Write out the entries verbatim and leave the images out of the copy.
******
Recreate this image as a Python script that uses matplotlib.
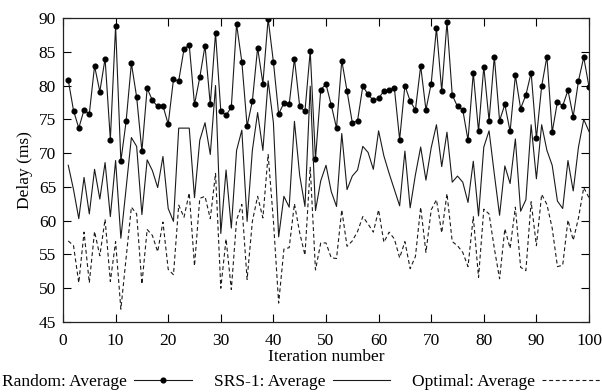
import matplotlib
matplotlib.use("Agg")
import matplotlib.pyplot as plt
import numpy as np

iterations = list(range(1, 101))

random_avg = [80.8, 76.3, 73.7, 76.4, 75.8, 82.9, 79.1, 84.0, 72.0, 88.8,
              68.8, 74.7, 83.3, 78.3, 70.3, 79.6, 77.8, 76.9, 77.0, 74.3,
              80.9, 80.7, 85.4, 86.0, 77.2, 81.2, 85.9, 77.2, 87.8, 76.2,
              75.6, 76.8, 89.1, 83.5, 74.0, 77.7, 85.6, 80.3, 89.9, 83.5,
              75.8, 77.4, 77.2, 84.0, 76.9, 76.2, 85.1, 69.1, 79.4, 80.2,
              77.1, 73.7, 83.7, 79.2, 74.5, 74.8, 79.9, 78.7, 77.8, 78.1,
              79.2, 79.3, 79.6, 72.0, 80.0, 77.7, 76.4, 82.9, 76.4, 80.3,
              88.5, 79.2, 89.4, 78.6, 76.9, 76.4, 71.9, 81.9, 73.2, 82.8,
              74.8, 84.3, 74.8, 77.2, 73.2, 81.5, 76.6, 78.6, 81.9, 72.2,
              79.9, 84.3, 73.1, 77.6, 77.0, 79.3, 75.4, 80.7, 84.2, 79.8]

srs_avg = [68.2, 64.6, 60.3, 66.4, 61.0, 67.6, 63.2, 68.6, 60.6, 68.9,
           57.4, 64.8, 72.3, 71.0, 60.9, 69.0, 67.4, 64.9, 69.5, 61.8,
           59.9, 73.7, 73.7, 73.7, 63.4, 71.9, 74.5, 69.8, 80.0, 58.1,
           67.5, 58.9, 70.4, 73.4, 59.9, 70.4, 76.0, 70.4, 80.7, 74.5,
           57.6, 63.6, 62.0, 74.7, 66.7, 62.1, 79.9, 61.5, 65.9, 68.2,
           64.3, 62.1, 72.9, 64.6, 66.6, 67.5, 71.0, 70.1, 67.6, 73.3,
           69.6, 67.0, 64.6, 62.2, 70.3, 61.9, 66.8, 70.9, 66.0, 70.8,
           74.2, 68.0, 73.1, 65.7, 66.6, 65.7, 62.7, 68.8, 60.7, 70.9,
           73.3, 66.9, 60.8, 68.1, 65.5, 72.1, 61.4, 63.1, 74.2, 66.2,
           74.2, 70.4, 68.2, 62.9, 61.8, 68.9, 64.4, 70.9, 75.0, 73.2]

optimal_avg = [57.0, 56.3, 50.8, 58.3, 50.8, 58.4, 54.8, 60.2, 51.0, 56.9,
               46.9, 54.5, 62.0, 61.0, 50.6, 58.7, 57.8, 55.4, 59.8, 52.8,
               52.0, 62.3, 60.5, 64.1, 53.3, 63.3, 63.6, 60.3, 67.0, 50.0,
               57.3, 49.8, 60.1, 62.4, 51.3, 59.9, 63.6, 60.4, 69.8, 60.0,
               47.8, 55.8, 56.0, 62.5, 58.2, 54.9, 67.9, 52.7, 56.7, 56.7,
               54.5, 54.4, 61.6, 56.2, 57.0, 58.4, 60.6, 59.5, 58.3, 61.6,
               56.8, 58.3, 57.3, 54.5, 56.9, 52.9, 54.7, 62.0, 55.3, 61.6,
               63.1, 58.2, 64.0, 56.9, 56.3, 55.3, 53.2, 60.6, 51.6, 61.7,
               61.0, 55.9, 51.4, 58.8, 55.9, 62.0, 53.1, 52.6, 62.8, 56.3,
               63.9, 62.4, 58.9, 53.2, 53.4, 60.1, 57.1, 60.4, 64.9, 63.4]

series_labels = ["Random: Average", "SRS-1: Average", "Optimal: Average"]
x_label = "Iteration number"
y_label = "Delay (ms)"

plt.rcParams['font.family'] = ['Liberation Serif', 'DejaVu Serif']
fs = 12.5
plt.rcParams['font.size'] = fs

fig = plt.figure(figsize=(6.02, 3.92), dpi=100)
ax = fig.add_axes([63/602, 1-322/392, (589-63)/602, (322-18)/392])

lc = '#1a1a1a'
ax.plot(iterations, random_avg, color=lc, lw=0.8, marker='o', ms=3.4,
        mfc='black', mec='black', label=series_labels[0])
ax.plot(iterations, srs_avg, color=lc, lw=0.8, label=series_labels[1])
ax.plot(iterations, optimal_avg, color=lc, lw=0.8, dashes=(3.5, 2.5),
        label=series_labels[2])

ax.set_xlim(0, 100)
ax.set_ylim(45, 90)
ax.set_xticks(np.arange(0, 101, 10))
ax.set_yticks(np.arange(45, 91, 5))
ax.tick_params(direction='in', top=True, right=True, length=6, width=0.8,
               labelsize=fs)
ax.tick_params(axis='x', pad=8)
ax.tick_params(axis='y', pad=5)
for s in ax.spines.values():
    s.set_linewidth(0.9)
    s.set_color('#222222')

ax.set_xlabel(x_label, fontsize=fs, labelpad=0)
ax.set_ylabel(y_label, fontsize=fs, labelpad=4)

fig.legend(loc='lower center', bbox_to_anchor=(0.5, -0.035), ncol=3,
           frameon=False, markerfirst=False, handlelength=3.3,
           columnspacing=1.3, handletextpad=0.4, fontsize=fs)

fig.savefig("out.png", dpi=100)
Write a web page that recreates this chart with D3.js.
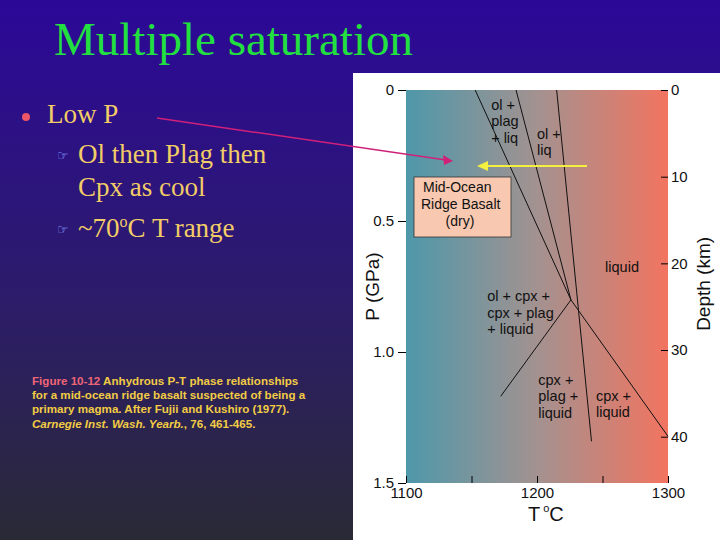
******
■ **RESPONSE BELOW**:
Recreate this image as a Python script that uses matplotlib.
import matplotlib
matplotlib.use("Agg")
import matplotlib.pyplot as plt
import numpy as np

iterations = list(range(1, 101))

random_avg = [80.8, 76.3, 73.7, 76.4, 75.8, 82.9, 79.1, 84.0, 72.0, 88.8,
              68.8, 74.7, 83.3, 78.3, 70.3, 79.6, 77.8, 76.9, 77.0, 74.3,
              80.9, 80.7, 85.4, 86.0, 77.2, 81.2, 85.9, 77.2, 87.8, 76.2,
              75.6, 76.8, 89.1, 83.5, 74.0, 77.7, 85.6, 80.3, 89.9, 83.5,
              75.8, 77.4, 77.2, 84.0, 76.9, 76.2, 85.1, 69.1, 79.4, 80.2,
              77.1, 73.7, 83.7, 79.2, 74.5, 74.8, 79.9, 78.7, 77.8, 78.1,
              79.2, 79.3, 79.6, 72.0, 80.0, 77.7, 76.4, 82.9, 76.4, 80.3,
              88.5, 79.2, 89.4, 78.6, 76.9, 76.4, 71.9, 81.9, 73.2, 82.8,
              74.8, 84.3, 74.8, 77.2, 73.2, 81.5, 76.6, 78.6, 81.9, 72.2,
              79.9, 84.3, 73.1, 77.6, 77.0, 79.3, 75.4, 80.7, 84.2, 79.8]

srs_avg = [68.2, 64.6, 60.3, 66.4, 61.0, 67.6, 63.2, 68.6, 60.6, 68.9,
           57.4, 64.8, 72.3, 71.0, 60.9, 69.0, 67.4, 64.9, 69.5, 61.8,
           59.9, 73.7, 73.7, 73.7, 63.4, 71.9, 74.5, 69.8, 80.0, 58.1,
           67.5, 58.9, 70.4, 73.4, 59.9, 70.4, 76.0, 70.4, 80.7, 74.5,
           57.6, 63.6, 62.0, 74.7, 66.7, 62.1, 79.9, 61.5, 65.9, 68.2,
           64.3, 62.1, 72.9, 64.6, 66.6, 67.5, 71.0, 70.1, 67.6, 73.3,
           69.6, 67.0, 64.6, 62.2, 70.3, 61.9, 66.8, 70.9, 66.0, 70.8,
           74.2, 68.0, 73.1, 65.7, 66.6, 65.7, 62.7, 68.8, 60.7, 70.9,
           73.3, 66.9, 60.8, 68.1, 65.5, 72.1, 61.4, 63.1, 74.2, 66.2,
           74.2, 70.4, 68.2, 62.9, 61.8, 68.9, 64.4, 70.9, 75.0, 73.2]

optimal_avg = [57.0, 56.3, 50.8, 58.3, 50.8, 58.4, 54.8, 60.2, 51.0, 56.9,
               46.9, 54.5, 62.0, 61.0, 50.6, 58.7, 57.8, 55.4, 59.8, 52.8,
               52.0, 62.3, 60.5, 64.1, 53.3, 63.3, 63.6, 60.3, 67.0, 50.0,
               57.3, 49.8, 60.1, 62.4, 51.3, 59.9, 63.6, 60.4, 69.8, 60.0,
               47.8, 55.8, 56.0, 62.5, 58.2, 54.9, 67.9, 52.7, 56.7, 56.7,
               54.5, 54.4, 61.6, 56.2, 57.0, 58.4, 60.6, 59.5, 58.3, 61.6,
               56.8, 58.3, 57.3, 54.5, 56.9, 52.9, 54.7, 62.0, 55.3, 61.6,
               63.1, 58.2, 64.0, 56.9, 56.3, 55.3, 53.2, 60.6, 51.6, 61.7,
               61.0, 55.9, 51.4, 58.8, 55.9, 62.0, 53.1, 52.6, 62.8, 56.3,
               63.9, 62.4, 58.9, 53.2, 53.4, 60.1, 57.1, 60.4, 64.9, 63.4]

series_labels = ["Random: Average", "SRS-1: Average", "Optimal: Average"]
x_label = "Iteration number"
y_label = "Delay (ms)"

plt.rcParams['font.family'] = ['Liberation Serif', 'DejaVu Serif']
fs = 12.5
plt.rcParams['font.size'] = fs

fig = plt.figure(figsize=(6.02, 3.92), dpi=100)
ax = fig.add_axes([63/602, 1-322/392, (589-63)/602, (322-18)/392])

lc = '#1a1a1a'
ax.plot(iterations, random_avg, color=lc, lw=0.8, marker='o', ms=3.4,
        mfc='black', mec='black', label=series_labels[0])
ax.plot(iterations, srs_avg, color=lc, lw=0.8, label=series_labels[1])
ax.plot(iterations, optimal_avg, color=lc, lw=0.8, dashes=(3.5, 2.5),
        label=series_labels[2])

ax.set_xlim(0, 100)
ax.set_ylim(45, 90)
ax.set_xticks(np.arange(0, 101, 10))
ax.set_yticks(np.arange(45, 91, 5))
ax.tick_params(direction='in', top=True, right=True, length=6, width=0.8,
               labelsize=fs)
ax.tick_params(axis='x', pad=8)
ax.tick_params(axis='y', pad=5)
for s in ax.spines.values():
    s.set_linewidth(0.9)
    s.set_color('#222222')

ax.set_xlabel(x_label, fontsize=fs, labelpad=0)
ax.set_ylabel(y_label, fontsize=fs, labelpad=4)

fig.legend(loc='lower center', bbox_to_anchor=(0.5, -0.035), ncol=3,
           frameon=False, markerfirst=False, handlelength=3.3,
           columnspacing=1.3, handletextpad=0.4, fontsize=fs)

fig.savefig("out.png", dpi=100)
Write a web page that recreates this chart with D3.js.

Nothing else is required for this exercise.